*WHAT THIS TASK INVOLVES:* Return the whole listing, line for line, without the pictures in it.

+++ GIVEN MATERIAL

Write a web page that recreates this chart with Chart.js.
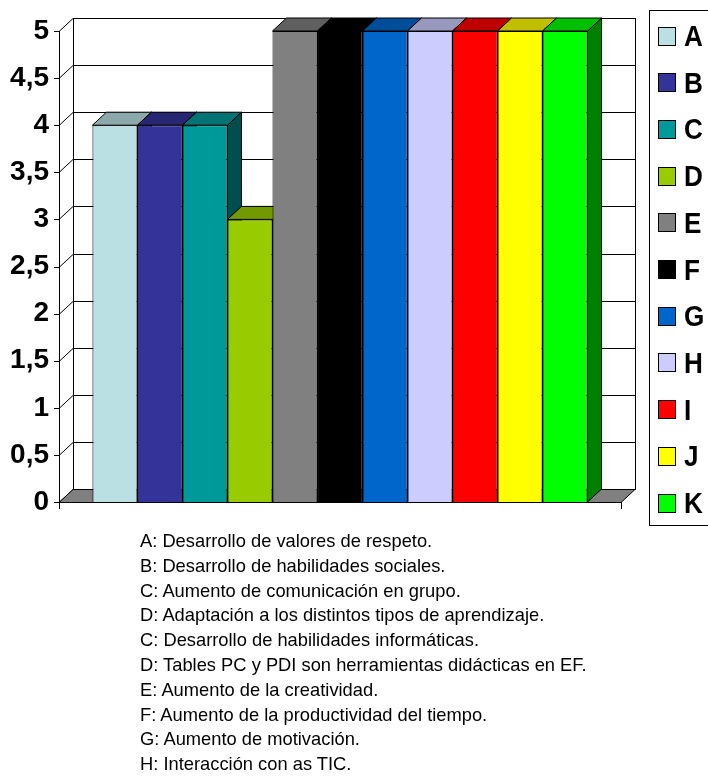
<!DOCTYPE html>
<html>
<head>
<meta charset="utf-8">
<script src="https://cdn.jsdelivr.net/npm/chart.js@4/dist/chart.umd.min.js"></script>
<style>
  html, body { margin: 0; padding: 0; background: #fff; }
  body { width: 708px; height: 783px; position: relative; overflow: hidden;
         font-family: "Liberation Sans", Arial, sans-serif; }
  #chart { position: absolute; left: 0; top: 0; }
  #legend { position: absolute; left: 649px; top: 10px; width: 80px; height: 516px;
            border: 1px solid #000; box-sizing: border-box; }
  .leg-item { position: absolute; left: 8px; height: 24px; display: flex; align-items: center; }
  .leg-box { width: 18px; height: 19px; border: 1px solid #000; box-sizing: border-box; }
  .leg-txt { margin-left: 8px; font-weight: bold; font-size: 29px; line-height: 24px; color: #000;
             display: inline-block; transform: scaleX(0.9); transform-origin: left center; }
  #notes { position: absolute; left: 140px; top: 529px; font-size: 19px; line-height: 24.8px; color: #000;
           transform: scaleX(0.964); transform-origin: left top; white-space: nowrap; }
</style>
</head>
<body>
<canvas id="chart" width="708" height="783"></canvas>
<div id="legend"></div>
<div id="notes"></div>
<script>
'use strict';

// ── Data ──
const SERIES = ['A', 'B', 'C', 'D', 'E', 'F', 'G', 'H', 'I', 'J', 'K'];
const VALUES = [4, 4, 4, 3, 5, 5, 5, 5, 5, 5, 5];
const COLORS = ['#BBE0E3', '#333399', '#009999', '#99CC00', '#808080', '#000000',
                '#0066CC', '#CCCCFF', '#FF0000', '#FFFF00', '#00FF00'];
const Y_TICKS = ['0', '0,5', '1', '1,5', '2', '2,5', '3', '3,5', '4', '4,5', '5'];
const NOTES = [
  'A: Desarrollo de valores de respeto.',
  'B: Desarrollo de habilidades sociales.',
  'C: Aumento de comunicación en grupo.',
  'D: Adaptación a los distintos tipos de aprendizaje.',
  'C: Desarrollo de habilidades informáticas.',
  'D: Tables PC y PDI son herramientas didácticas en EF.',
  'E: Aumento de la creatividad.',
  'F: Aumento de la productividad del tiempo.',
  'G: Aumento de motivación.',
  'H: Interacción con as TIC.',
];

// ── 3D look ──
const DX = 14, DY = 13;

function shade(hex, k) {
  const n = parseInt(hex.slice(1), 16);
  const r = Math.round(((n >> 16) & 255) * k);
  const g = Math.round(((n >> 8) & 255) * k);
  const b = Math.round((n & 255) * k);
  return `rgb(${r},${g},${b})`;
}

function poly(ctx, pts, fill) {
  ctx.beginPath();
  ctx.moveTo(pts[0][0], pts[0][1]);
  for (let i = 1; i < pts.length; i++) ctx.lineTo(pts[i][0], pts[i][1]);
  ctx.closePath();
  if (fill) { ctx.fillStyle = fill; ctx.fill(); }
  ctx.stroke();
}

const box3d = {
  id: 'box3d',
  beforeDatasetsDraw(chart) {
    const ctx = chart.ctx;
    const { left: L, right: R, bottom: B, top: T } = chart.chartArea;
    const y = chart.scales.y;
    ctx.save();
    ctx.lineWidth = 1;
    ctx.strokeStyle = '#000';

    // back wall
    ctx.fillStyle = '#fff';
    ctx.fillRect(L + DX, T - DY, R - L, B - T);
    ctx.strokeRect(L + DX + 0.5, T - DY + 0.5, R - L, B - T);

    // gridlines on the wall + side wall diagonals + tick marks
    y.ticks.forEach(t => {
      const py = Math.round(y.getPixelForValue(t.value)) + 0.5;
      ctx.beginPath();
      ctx.moveTo(L + DX, py - DY); ctx.lineTo(R + DX, py - DY);
      ctx.moveTo(L, py); ctx.lineTo(L + DX, py - DY);
      ctx.moveTo(L - 5, py); ctx.lineTo(L, py);
      ctx.stroke();
    });

    // floor
    poly(ctx, [[L, B + 0.5], [L + DX, B - DY + 0.5], [R + DX, B - DY + 0.5], [R, B + 0.5]], '#808080');

    // front axis lines
    ctx.beginPath();
    ctx.moveTo(L + 0.5, T); ctx.lineTo(L + 0.5, B + 7);
    ctx.moveTo(L, B + 0.5); ctx.lineTo(R, B + 0.5);
    ctx.moveTo(R + 0.5, B); ctx.lineTo(R + 0.5, B + 7);
    ctx.stroke();

    // bar sides first, then tops; front faces are drawn by Chart.js afterwards
    const bars = chart.data.datasets.map((ds, i) => chart.getDatasetMeta(i).data[0]);
    bars.forEach((el, i) => {
      const r = el.x + el.width / 2;
      poly(ctx, [[r, el.y], [r + DX, el.y - DY], [r + DX, el.base - DY], [r, el.base]],
           shade(COLORS[i], 0.5));
    });
    bars.forEach((el, i) => {
      const l = el.x - el.width / 2, r = el.x + el.width / 2;
      poly(ctx, [[l, el.y], [l + DX, el.y - DY], [r + DX, el.y - DY], [r, el.y]],
           shade(COLORS[i], 0.75));
    });
    ctx.restore();
  },
};

// ── Chart ──
function initChart() {
  const ctx = document.getElementById('chart').getContext('2d');
  new Chart(ctx, {
    type: 'bar',
    data: {
      labels: [''],
      datasets: SERIES.map((s, i) => ({
        label: s,
        data: [VALUES[i]],
        backgroundColor: COLORS[i],
        borderColor: '#000',
        borderWidth: 1,
        categoryPercentage: 0.881,
        barPercentage: 1,
      })),
    },
    options: {
      responsive: false,
      animation: false,
      layout: { padding: { left: 0, top: 31, right: 87, bottom: 281 } },
      plugins: { legend: { display: false }, tooltip: { enabled: false } },
      scales: {
        x: { display: false },
        y: {
          min: 0,
          max: 5,
          grid: { display: false },
          border: { display: false },
          afterFit: s => { s.width = 59; },
          ticks: {
            stepSize: 0.5,
            autoSkip: false,
            padding: 2,
            color: '#000',
            font: { family: '"Liberation Sans", Arial, sans-serif', size: 28, weight: 'bold' },
            callback: (v, i) => Y_TICKS[i],
          },
        },
      },
    },
    plugins: [box3d],
  });
}

// ── Legend + notes ──
function buildLegend() {
  const el = document.getElementById('legend');
  SERIES.forEach((s, i) => {
    const item = document.createElement('div');
    item.className = 'leg-item';
    item.style.top = (13 + i * 46.7) + 'px';
    item.innerHTML = `<div class="leg-box" style="background:${COLORS[i]}"></div><span class="leg-txt">${s}</span>`;
    el.appendChild(item);
  });
  document.getElementById('notes').innerHTML = NOTES.map(n => `<div>${n}</div>`).join('');
}

document.addEventListener('DOMContentLoaded', () => {
  buildLegend();
  initChart();
});
</script>
</body>
</html>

++++++

*IN RESPONSE:*
Write a web page that recreates this chart with Chart.js.
<!DOCTYPE html>
<html>
<head>
<meta charset="utf-8">
<script src="https://cdn.jsdelivr.net/npm/chart.js@4/dist/chart.umd.min.js"></script>
<style>
  html, body { margin: 0; padding: 0; background: #fff; }
  body { width: 708px; height: 783px; position: relative; overflow: hidden;
         font-family: "Liberation Sans", Arial, sans-serif; }
  #chart { position: absolute; left: 0; top: 0; }
  #legend { position: absolute; left: 649px; top: 10px; width: 80px; height: 516px;
            border: 1px solid #000; box-sizing: border-box; }
  .leg-item { position: absolute; left: 8px; height: 24px; display: flex; align-items: center; }
  .leg-box { width: 18px; height: 19px; border: 1px solid #000; box-sizing: border-box; }
  .leg-txt { margin-left: 8px; font-weight: bold; font-size: 29px; line-height: 24px; color: #000;
             display: inline-block; transform: scaleX(0.9); transform-origin: left center; }
  #notes { position: absolute; left: 140px; top: 529px; font-size: 19px; line-height: 24.8px; color: #000;
           transform: scaleX(0.964); transform-origin: left top; white-space: nowrap; }
</style>
</head>
<body>
<canvas id="chart" width="708" height="783"></canvas>
<div id="legend"></div>
<div id="notes"></div>
<script>
'use strict';

// ── Data ──
const SERIES = ['A', 'B', 'C', 'D', 'E', 'F', 'G', 'H', 'I', 'J', 'K'];
const VALUES = [4, 4, 4, 3, 5, 5, 5, 5, 5, 5, 5];
const COLORS = ['#BBE0E3', '#333399', '#009999', '#99CC00', '#808080', '#000000',
                '#0066CC', '#CCCCFF', '#FF0000', '#FFFF00', '#00FF00'];
const Y_TICKS = ['0', '0,5', '1', '1,5', '2', '2,5', '3', '3,5', '4', '4,5', '5'];
const NOTES = [
  'A: Desarrollo de valores de respeto.',
  'B: Desarrollo de habilidades sociales.',
  'C: Aumento de comunicación en grupo.',
  'D: Adaptación a los distintos tipos de aprendizaje.',
  'C: Desarrollo de habilidades informáticas.',
  'D: Tables PC y PDI son herramientas didácticas en EF.',
  'E: Aumento de la creatividad.',
  'F: Aumento de la productividad del tiempo.',
  'G: Aumento de motivación.',
  'H: Interacción con as TIC.',
];

// ── 3D look ──
const DX = 14, DY = 13;

function shade(hex, k) {
  const n = parseInt(hex.slice(1), 16);
  const r = Math.round(((n >> 16) & 255) * k);
  const g = Math.round(((n >> 8) & 255) * k);
  const b = Math.round((n & 255) * k);
  return `rgb(${r},${g},${b})`;
}

function poly(ctx, pts, fill) {
  ctx.beginPath();
  ctx.moveTo(pts[0][0], pts[0][1]);
  for (let i = 1; i < pts.length; i++) ctx.lineTo(pts[i][0], pts[i][1]);
  ctx.closePath();
  if (fill) { ctx.fillStyle = fill; ctx.fill(); }
  ctx.stroke();
}

const box3d = {
  id: 'box3d',
  beforeDatasetsDraw(chart) {
    const ctx = chart.ctx;
    const { left: L, right: R, bottom: B, top: T } = chart.chartArea;
    const y = chart.scales.y;
    ctx.save();
    ctx.lineWidth = 1;
    ctx.strokeStyle = '#000';

    // back wall
    ctx.fillStyle = '#fff';
    ctx.fillRect(L + DX, T - DY, R - L, B - T);
    ctx.strokeRect(L + DX + 0.5, T - DY + 0.5, R - L, B - T);

    // gridlines on the wall + side wall diagonals + tick marks
    y.ticks.forEach(t => {
      const py = Math.round(y.getPixelForValue(t.value)) + 0.5;
      ctx.beginPath();
      ctx.moveTo(L + DX, py - DY); ctx.lineTo(R + DX, py - DY);
      ctx.moveTo(L, py); ctx.lineTo(L + DX, py - DY);
      ctx.moveTo(L - 5, py); ctx.lineTo(L, py);
      ctx.stroke();
    });

    // floor
    poly(ctx, [[L, B + 0.5], [L + DX, B - DY + 0.5], [R + DX, B - DY + 0.5], [R, B + 0.5]], '#808080');

    // front axis lines
    ctx.beginPath();
    ctx.moveTo(L + 0.5, T); ctx.lineTo(L + 0.5, B + 7);
    ctx.moveTo(L, B + 0.5); ctx.lineTo(R, B + 0.5);
    ctx.moveTo(R + 0.5, B); ctx.lineTo(R + 0.5, B + 7);
    ctx.stroke();

    // bar sides first, then tops; front faces are drawn by Chart.js afterwards
    const bars = chart.data.datasets.map((ds, i) => chart.getDatasetMeta(i).data[0]);
    bars.forEach((el, i) => {
      const r = el.x + el.width / 2;
      poly(ctx, [[r, el.y], [r + DX, el.y - DY], [r + DX, el.base - DY], [r, el.base]],
           shade(COLORS[i], 0.5));
    });
    bars.forEach((el, i) => {
      const l = el.x - el.width / 2, r = el.x + el.width / 2;
      poly(ctx, [[l, el.y], [l + DX, el.y - DY], [r + DX, el.y - DY], [r, el.y]],
           shade(COLORS[i], 0.75));
    });
    ctx.restore();
  },
};

// ── Chart ──
function initChart() {
  const ctx = document.getElementById('chart').getContext('2d');
  new Chart(ctx, {
    type: 'bar',
    data: {
      labels: [''],
      datasets: SERIES.map((s, i) => ({
        label: s,
        data: [VALUES[i]],
        backgroundColor: COLORS[i],
        borderColor: '#000',
        borderWidth: 1,
        categoryPercentage: 0.881,
        barPercentage: 1,
      })),
    },
    options: {
      responsive: false,
      animation: false,
      layout: { padding: { left: 0, top: 31, right: 87, bottom: 281 } },
      plugins: { legend: { display: false }, tooltip: { enabled: false } },
      scales: {
        x: { display: false },
        y: {
          min: 0,
          max: 5,
          grid: { display: false },
          border: { display: false },
          afterFit: s => { s.width = 59; },
          ticks: {
            stepSize: 0.5,
            autoSkip: false,
            padding: 2,
            color: '#000',
            font: { family: '"Liberation Sans", Arial, sans-serif', size: 28, weight: 'bold' },
            callback: (v, i) => Y_TICKS[i],
          },
        },
      },
    },
    plugins: [box3d],
  });
}

// ── Legend + notes ──
function buildLegend() {
  const el = document.getElementById('legend');
  SERIES.forEach((s, i) => {
    const item = document.createElement('div');
    item.className = 'leg-item';
    item.style.top = (13 + i * 46.7) + 'px';
    item.innerHTML = `<div class="leg-box" style="background:${COLORS[i]}"></div><span class="leg-txt">${s}</span>`;
    el.appendChild(item);
  });
  document.getElementById('notes').innerHTML = NOTES.map(n => `<div>${n}</div>`).join('');
}

document.addEventListener('DOMContentLoaded', () => {
  buildLegend();
  initChart();
});
</script>
</body>
</html>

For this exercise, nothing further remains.